Several recipes for no-knead bread have been published, and I experimented with them until I came up with something that works for me. Don’t expect this to save you work – with a mixer or food processor to do the work, the kneading is the least of your worries! But, this recipe does give a lovely, rustic bread that is chewy with great flavor.

3 c bread or all-purpose flour (replace 3/4c with whole wheat if desired)
1-1/4 tsp salt
1/4 tsp instant yeast
1-1/3 c cool water

Mix the dry ingredients thoroughly in a large bowl and then stir in the water to get a sticky, shaggy dough. This will be wetter than other bread doughs. Add a little more water if needed. Scrape down the sides of the bowl, cover with plastic wrap, and let sit at cool room temperature for 12 to 18 hours. Or, leave in the fridge overnight, taking it out first thing in the morning. The end result should be dough that has about doubled in size with lots of bubbles on the surface.

Turn the dough out onto a well-floured work surface. Using your dough scraper, pull the edges up and over toward the center to get a roughly round, flattish shape.

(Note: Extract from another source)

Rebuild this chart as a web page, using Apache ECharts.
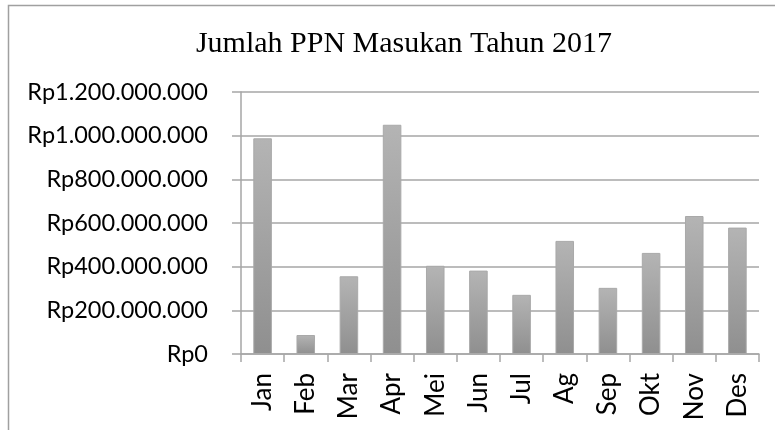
<!DOCTYPE html>
<html>
<head>
<meta charset="utf-8">
<script src="https://cdn.jsdelivr.net/npm/echarts@6/dist/echarts.min.js"></script>
<style>html,body{margin:0;padding:0;background:#fff}#c{width:775px;height:430px}</style>
</head>
<body>
<div id="c"></div>
<script>
const chartTitle = 'Jumlah PPN Masukan Tahun 2017';
const months = ['Jan','Feb','Mar','Apr','Mei','Jun','Jul','Ag','Sep','Okt','Nov','Des'];
const ppnMasukan = [988000000, 87000000, 356000000, 1050000000, 404000000, 382000000, 271000000, 518000000, 303000000, 463000000, 632000000, 579000000];
const yTickLabels = ['Rp0','Rp200.000.000','Rp400.000.000','Rp600.000.000','Rp800.000.000','Rp1.000.000.000','Rp1.200.000.000'];
const yStep = 200000000;

const chart = echarts.init(document.getElementById('c'), null, {renderer:'canvas'});
const gridColor = '#a6a6a6';
chart.setOption({
  animation: false,
  backgroundColor: '#fff',
  title: {
    text: chartTitle,
    left: 399, top: 24, textAlign: 'center',
    textStyle: {fontFamily: 'Liberation Serif', fontSize: 30, fontWeight: 'normal', color: '#000'}
  },
  graphic: [
    {type:'polyline', shape:{points:[[8.5,440],[8.5,5.5],[800,5.5]]}, style:{stroke:'#a0a0a0', lineWidth:1.5, fill:null}, silent:true}
  ],
  grid: {left: 241, right: 16, top: 92, bottom: 76},
  xAxis: {
    type: 'category', data: months,
    axisLine: {lineStyle: {color: gridColor, width: 1.5}},
    axisTick: {show: true, length: 8, alignWithLabel: false, lineStyle: {color: gridColor, width: 1.5}},
    axisLabel: {rotate: 90, margin: 19, color: '#000', fontFamily: 'Lato', fontSize: 26}
  },
  yAxis: {
    type: 'value', min: 0, max: 1200000000, interval: yStep,
    axisLine: {show: true, lineStyle: {color: gridColor, width: 1.5}},
    axisTick: {show: true, length: 9, lineStyle: {color: gridColor, width: 1.5}},
    splitLine: {lineStyle: {color: gridColor, width: 1.5}},
    axisLabel: {
      margin: 33, color: '#000', fontFamily: 'Lato', fontSize: 23.5,
      formatter: v => yTickLabels[Math.round(v / yStep)]
    }
  },
  series: [{
    type: 'bar', data: ppnMasukan, barWidth: '43%',
    itemStyle: {
      color: new echarts.graphic.LinearGradient(0,0,0,1,[{offset:0,color:'#b4b4b4'},{offset:1,color:'#8f8f8f'}]),
      borderColor: '#a9a9a9', borderWidth: 1
    }
  }]
});
</script>
</body>
</html>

Invert the dough onto a well-floured linen or cotton towel or a baking cloth. Cover with another towel and let sit until about doubled in size.

Meanwhile, put a covered, heavy 4-5 quart pot (cast iron, le Creuset, etc) in the oven and preheat to 475f for at least 30 minutes (See warning below). Remove the pot from the oven, remove the cover, and invert the dough into it (seam side up). Immediately replace the cover and return the pot to the oven. Reduce heat to 450.

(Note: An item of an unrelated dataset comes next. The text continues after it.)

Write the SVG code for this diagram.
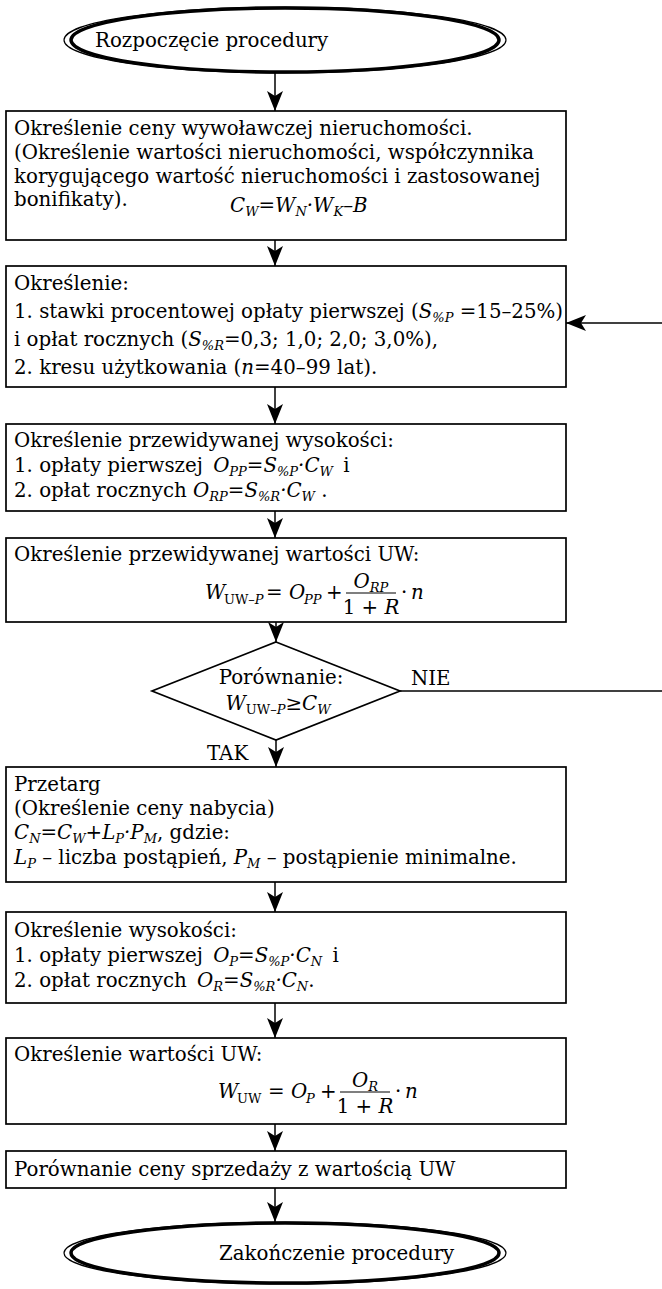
<svg xmlns="http://www.w3.org/2000/svg" width="662" height="1289" viewBox="0 0 662 1289">
<style>
.t{font-family:"DejaVu Serif","Liberation Serif",serif;font-size:19.8px;fill:#000}
.i{font-style:italic}
.s{font-size:13px;font-style:italic}
.u{font-style:normal}
.box{fill:#fff;stroke:#000;stroke-width:1.7}
.ln{stroke:#000;stroke-width:1.5;fill:none}
.bar{stroke:#000;stroke-width:1.2}
</style>
<defs>
<marker id="ah" markerUnits="userSpaceOnUse" markerWidth="20" markerHeight="16" refX="20" refY="8" orient="auto">
<path d="M0,0 L20,8 L0,16 L5,8 z" fill="#000"/>
</marker>
</defs>
<rect width="662" height="1289" fill="#fff"/>

<g id="connectors">
<line class="ln" x1="275" y1="73" x2="275" y2="111" marker-end="url(#ah)"/>
<line class="ln" x1="275" y1="240" x2="275" y2="266" marker-end="url(#ah)"/>
<line class="ln" x1="275" y1="387" x2="275" y2="424" marker-end="url(#ah)"/>
<line class="ln" x1="275" y1="511" x2="275" y2="538" marker-end="url(#ah)"/>
<line class="ln" x1="276" y1="622" x2="276" y2="642" marker-end="url(#ah)"/>
<line class="ln" x1="276" y1="740" x2="276" y2="767" marker-end="url(#ah)"/>
<line class="ln" x1="275" y1="882" x2="275" y2="912" marker-end="url(#ah)"/>
<line class="ln" x1="275" y1="1003" x2="275" y2="1038" marker-end="url(#ah)"/>
<line class="ln" x1="275" y1="1124" x2="275" y2="1151" marker-end="url(#ah)"/>
<line class="ln" x1="275" y1="1188" x2="275" y2="1222" marker-end="url(#ah)"/>
<line class="ln" x1="400" y1="691" x2="662" y2="691"/>
<line class="ln" x1="662" y1="323" x2="566" y2="323" marker-end="url(#ah)"/>
<text class="t" x="411" y="685">NIE</text>
<text class="t" x="207" y="760">TAK</text>
</g>

<g id="start">
<ellipse cx="285" cy="40" rx="221" ry="33" fill="none" stroke="#000" stroke-width="1.2"/>
<ellipse cx="285" cy="40" rx="214" ry="32" fill="#fff" stroke="#000" stroke-width="3.5"/>
<text class="t" x="95" y="47">Rozpoczęcie procedury</text>
</g>

<g id="box1">
<rect class="box" x="6" y="111" width="560" height="129"/>
<text class="t" x="14" y="135">Określenie ceny wywoławczej nieruchomości.</text>
<text class="t" x="14" y="159">(Określenie wartości nieruchomości, współczynnika</text>
<text class="t" x="14" y="183">korygującego wartość nieruchomości i zastosowanej</text>
<text class="t" x="14" y="206">bonifikaty).</text>
<text class="t i" x="230" y="212">C<tspan class="s" dy="4">W</tspan><tspan dy="-4">=W</tspan><tspan class="s" dy="4">N</tspan><tspan dy="-4">·W</tspan><tspan class="s" dy="4">K</tspan><tspan dy="-4">–B</tspan></text>
</g>

<g id="box2">
<rect class="box" x="6" y="266" width="560" height="121"/>
<text class="t" x="14" y="290">Określenie:</text>
<text class="t" x="14" y="318">1. stawki procentowej opłaty pierwszej (<tspan class="i">S</tspan><tspan class="s" dy="4">%P</tspan><tspan dy="-4"> =15–25%)</tspan></text>
<text class="t" x="14" y="346">i opłat rocznych (<tspan class="i">S</tspan><tspan class="s" dy="4">%R</tspan><tspan dy="-4">=0,3; 1,0; 2,0; 3,0%),</tspan></text>
<text class="t" x="14" y="374">2. kresu użytkowania (<tspan class="i">n</tspan>=40–99 lat).</text>
</g>

<g id="box3">
<rect class="box" x="6" y="424" width="560" height="87"/>
<text class="t" x="14" y="447">Określenie przewidywanej wysokości:</text>
<text class="t" x="14" y="472">1. opłaty pierwszej <tspan class="i" dx="4">O</tspan><tspan class="s" dy="4">PP</tspan><tspan class="i" dy="-4">=S</tspan><tspan class="s" dy="4">%P</tspan><tspan class="i" dy="-4">·C</tspan><tspan class="s" dy="4">W</tspan><tspan dy="-4" dx="4"> i</tspan></text>
<text class="t" x="14" y="497">2. opłat rocznych <tspan class="i">O</tspan><tspan class="s" dy="4">RP</tspan><tspan class="i" dy="-4">=S</tspan><tspan class="s" dy="4">%R</tspan><tspan class="i" dy="-4">·C</tspan><tspan class="s" dy="4">W</tspan><tspan dy="-4"> .</tspan></text>
</g>

<g id="box4">
<rect class="box" x="6" y="538" width="560" height="84"/>
<text class="t" x="14" y="561">Określenie przewidywanej wartości UW:</text>
<text class="t i" x="205" y="599">W</text>
<text class="t s" x="224" y="604"><tspan class="u">UW–</tspan>P</text>
<text class="t" x="266" y="599">=</text>
<text class="t i" x="289" y="599">O</text>
<text class="t s" x="304" y="604">PP</text>
<text class="t" x="326" y="599">+</text>
<line class="bar" x1="346" y1="593" x2="396" y2="593"/>
<text class="t" x="371" y="588" text-anchor="middle"><tspan class="i">O</tspan><tspan class="s" dy="4">RP</tspan></text>
<text class="t" x="371" y="614" text-anchor="middle">1 + <tspan class="i">R</tspan></text>
<text class="t" x="401" y="599">·</text>
<text class="t i" x="411" y="599">n</text>
</g>

<g id="decision">
<polygon points="276,642 400,691 276,740 152,691" fill="#fff" stroke="#000" stroke-width="1.7"/>
<text class="t" x="281" y="684" text-anchor="middle">Porównanie:</text>
<text class="t" x="278" y="710" text-anchor="middle"><tspan class="i">W</tspan><tspan class="s" dy="4"><tspan class="u">UW–</tspan>P</tspan><tspan dy="-4">≥</tspan><tspan class="i">C</tspan><tspan class="s" dy="4">W</tspan></text>
</g>

<g id="box5">
<rect class="box" x="6" y="767" width="560" height="115"/>
<text class="t" x="14" y="791">Przetarg</text>
<text class="t" x="14" y="815">(Określenie ceny nabycia)</text>
<text class="t" x="14" y="839"><tspan class="i">C</tspan><tspan class="s" dy="4">N</tspan><tspan class="i" dy="-4">=C</tspan><tspan class="s" dy="4">W</tspan><tspan class="i" dy="-4">+L</tspan><tspan class="s" dy="4">P</tspan><tspan class="i" dy="-4">·P</tspan><tspan class="s" dy="4">M</tspan><tspan dy="-4">, gdzie:</tspan></text>
<text class="t" x="14" y="864"><tspan class="i">L</tspan><tspan class="s" dy="4">P</tspan><tspan dy="-4"> – liczba postąpień, </tspan><tspan class="i">P</tspan><tspan class="s" dy="4">M</tspan><tspan dy="-4"> – postąpienie minimalne.</tspan></text>
</g>

<g id="box6">
<rect class="box" x="6" y="912" width="560" height="91"/>
<text class="t" x="14" y="937">Określenie wysokości:</text>
<text class="t" x="14" y="962">1. opłaty pierwszej <tspan class="i" dx="4">O</tspan><tspan class="s" dy="4">P</tspan><tspan class="i" dy="-4">=S</tspan><tspan class="s" dy="4">%P</tspan><tspan class="i" dy="-4">·C</tspan><tspan class="s" dy="4">N</tspan><tspan dy="-4" dx="4"> i</tspan></text>
<text class="t" x="14" y="987">2. opłat rocznych <tspan class="i" dx="4">O</tspan><tspan class="s" dy="4">R</tspan><tspan class="i" dy="-4">=S</tspan><tspan class="s" dy="4">%R</tspan><tspan class="i" dy="-4">·C</tspan><tspan class="s" dy="4">N</tspan><tspan dy="-4">.</tspan></text>
</g>

<g id="box7">
<rect class="box" x="6" y="1038" width="560" height="86"/>
<text class="t" x="14" y="1061">Określenie wartości UW:</text>
<text class="t i" x="218" y="1098">W</text>
<text class="t s u" x="237" y="1103">UW</text>
<text class="t" x="268" y="1098">=</text>
<text class="t i" x="291" y="1098">O</text>
<text class="t s" x="306" y="1103">P</text>
<text class="t" x="320" y="1098">+</text>
<line class="bar" x1="340" y1="1092" x2="390" y2="1092"/>
<text class="t" x="365" y="1087" text-anchor="middle"><tspan class="i">O</tspan><tspan class="s" dy="4">R</tspan></text>
<text class="t" x="365" y="1113" text-anchor="middle">1 + <tspan class="i">R</tspan></text>
<text class="t" x="395" y="1098">·</text>
<text class="t i" x="405" y="1098">n</text>
</g>

<g id="box8">
<rect class="box" x="6" y="1151" width="560" height="37"/>
<text class="t" x="14" y="1176">Porównanie ceny sprzedaży z wartością UW</text>
</g>

<g id="end">
<ellipse cx="285" cy="1253" rx="221" ry="31" fill="none" stroke="#000" stroke-width="1.2"/>
<ellipse cx="285" cy="1253" rx="214" ry="30" fill="#fff" stroke="#000" stroke-width="3.5"/>
<text class="t" x="219" y="1260">Zakończenie procedury</text>
</g>
</svg>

Bake for 30 min. Remove the  cover and bake another 10-20 min until the bread is a nice brown color. Remove from the pot and cool on a rack.

Warning: Most electric ovens turn on the broiling element as well as the baking element during preheating. Oven-proof handles on your pot may not be broiler-proof. If you are worried, preheat the over first and then put the pot in it for at least 30 minutes.